• Exercise requirements
Where a line contains the string "this", copy that line.
___ Extracted information ___
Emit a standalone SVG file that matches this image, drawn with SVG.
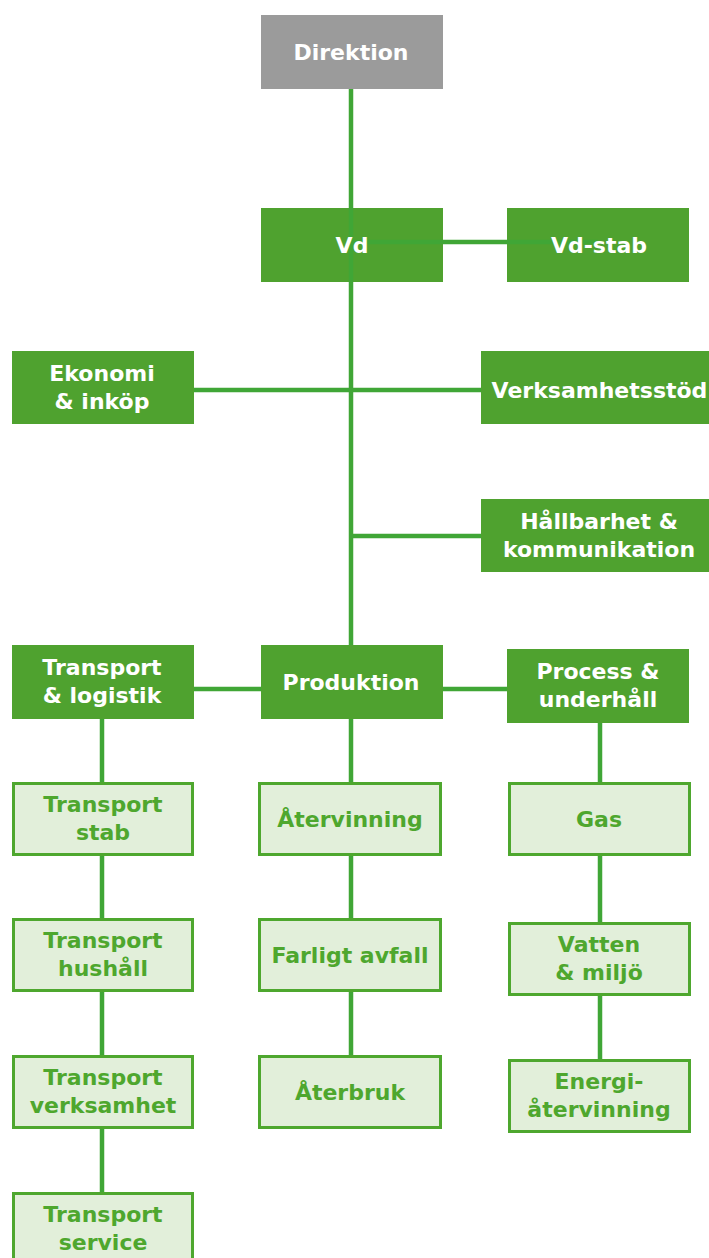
___
___ Extracted information ___
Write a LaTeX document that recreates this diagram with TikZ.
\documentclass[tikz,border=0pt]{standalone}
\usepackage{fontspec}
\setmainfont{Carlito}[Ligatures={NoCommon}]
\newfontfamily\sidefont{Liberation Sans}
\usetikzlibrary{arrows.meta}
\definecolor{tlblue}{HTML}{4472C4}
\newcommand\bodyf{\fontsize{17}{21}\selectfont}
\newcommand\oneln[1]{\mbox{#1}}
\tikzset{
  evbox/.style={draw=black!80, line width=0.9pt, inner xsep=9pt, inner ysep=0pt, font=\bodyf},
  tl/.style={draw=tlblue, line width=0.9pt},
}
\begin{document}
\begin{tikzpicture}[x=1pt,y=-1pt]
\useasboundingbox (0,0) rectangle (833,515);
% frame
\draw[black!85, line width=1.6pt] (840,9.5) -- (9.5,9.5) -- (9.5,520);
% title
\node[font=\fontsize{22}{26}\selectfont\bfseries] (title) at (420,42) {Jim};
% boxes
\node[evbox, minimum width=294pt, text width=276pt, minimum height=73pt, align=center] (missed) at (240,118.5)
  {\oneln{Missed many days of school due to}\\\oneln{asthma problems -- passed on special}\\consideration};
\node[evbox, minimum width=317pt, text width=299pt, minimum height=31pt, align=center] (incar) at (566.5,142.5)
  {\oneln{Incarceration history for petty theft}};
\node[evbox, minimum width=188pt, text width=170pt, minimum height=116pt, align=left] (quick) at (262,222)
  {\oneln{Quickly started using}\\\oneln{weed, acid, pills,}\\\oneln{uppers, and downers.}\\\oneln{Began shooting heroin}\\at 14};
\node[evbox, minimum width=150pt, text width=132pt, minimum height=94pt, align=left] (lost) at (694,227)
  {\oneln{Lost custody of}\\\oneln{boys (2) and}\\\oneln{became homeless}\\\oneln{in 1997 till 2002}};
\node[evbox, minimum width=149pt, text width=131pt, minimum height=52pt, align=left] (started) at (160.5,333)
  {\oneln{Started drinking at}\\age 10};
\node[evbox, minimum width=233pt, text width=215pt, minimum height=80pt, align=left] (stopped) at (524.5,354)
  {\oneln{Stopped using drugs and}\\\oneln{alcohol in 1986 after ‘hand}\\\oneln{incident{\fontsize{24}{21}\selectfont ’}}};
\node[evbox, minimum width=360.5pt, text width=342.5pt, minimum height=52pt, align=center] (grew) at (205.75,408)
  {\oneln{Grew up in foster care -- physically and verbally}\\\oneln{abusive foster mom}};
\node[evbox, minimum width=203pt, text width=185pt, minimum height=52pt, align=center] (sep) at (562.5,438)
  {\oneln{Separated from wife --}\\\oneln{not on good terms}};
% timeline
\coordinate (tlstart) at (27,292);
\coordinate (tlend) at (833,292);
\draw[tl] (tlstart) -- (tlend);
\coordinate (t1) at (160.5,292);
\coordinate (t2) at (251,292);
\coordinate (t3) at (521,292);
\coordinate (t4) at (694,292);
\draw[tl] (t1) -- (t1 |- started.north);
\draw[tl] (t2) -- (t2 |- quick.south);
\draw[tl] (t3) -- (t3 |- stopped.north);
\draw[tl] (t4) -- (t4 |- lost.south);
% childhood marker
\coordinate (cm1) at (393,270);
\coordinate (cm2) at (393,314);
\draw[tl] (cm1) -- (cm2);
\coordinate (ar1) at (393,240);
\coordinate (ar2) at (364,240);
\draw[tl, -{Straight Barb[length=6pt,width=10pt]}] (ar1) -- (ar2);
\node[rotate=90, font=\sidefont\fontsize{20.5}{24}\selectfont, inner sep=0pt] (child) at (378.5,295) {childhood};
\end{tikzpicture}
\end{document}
___
• Task result
Emit a standalone SVG file that matches this image, drawn with SVG.
Write a LaTeX document that recreates this diagram with TikZ.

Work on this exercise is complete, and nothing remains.